Are you trying to scale your organization or initiative?
If yes, please check up to three potential pathways in order of relevancy to you.

PRIMARY

Grown geographic reach: Multi-country

SECONDARY

Influenced other organizations and institutions through the spread of best practices

TERTIARY

Leveraged technology

Please describe which of your growth activities are current or planned for the immediate future.

Scaling our operations to the greater Sub Saharan region is possible after completing our proof of concept and low-cost housing projects in Ghana. We have partners in Nigeria as our next country of operation. As we scale up production of our building materials (wall and roof systems) we will supply the local market with excess product when possible. We will share with our competitors the legal structure for new management strategies using cooperative land ownership and home owner's associations to preserve and enhance neighborhood dynamics over time. We encourage other developers to imitate our approach and ideally use our technologies that we can license out in the future. Scale will not come only from our company; but through capacity building in the real estate sector as a whole.

Do you collaborate with any of the following: (Check all that apply)

Technology providers, NGOs/Nonprofits, For profit companies.

If yes, how have these collaborations helped your innovation to succeed?

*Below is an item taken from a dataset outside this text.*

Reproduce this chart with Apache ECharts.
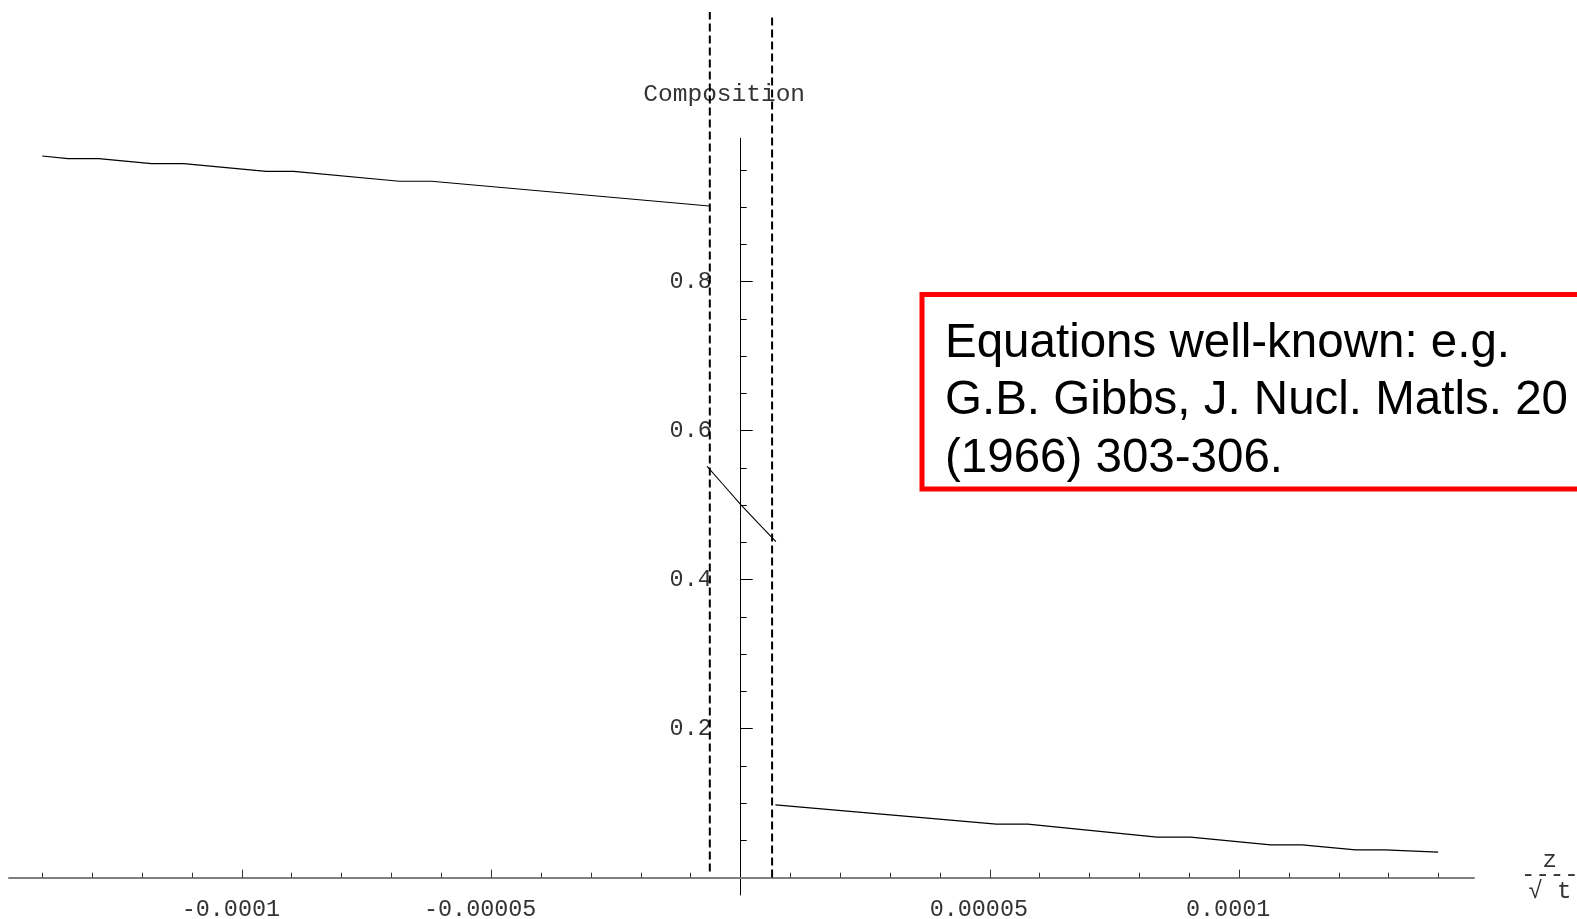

In the government sector, we will collaborate to use best practices in urban planning that conform to local regulations. We use modern technologies to lower the carbon footprint of our homeowners, and use economies of scale in utility provision to lower the overall burden to the cities that are now overstretched. We will work with our technology partners to help roll out newer technologies in difficult to implement jurisdictions, thus making them more accessible to others in the community. We will work with non-profits for areas where we will need to do research and development; to adapt the technologies we use to the local environment, and in certain cases use their contacts in the community to help organize homeowners associations and microcredit to low income purchasers.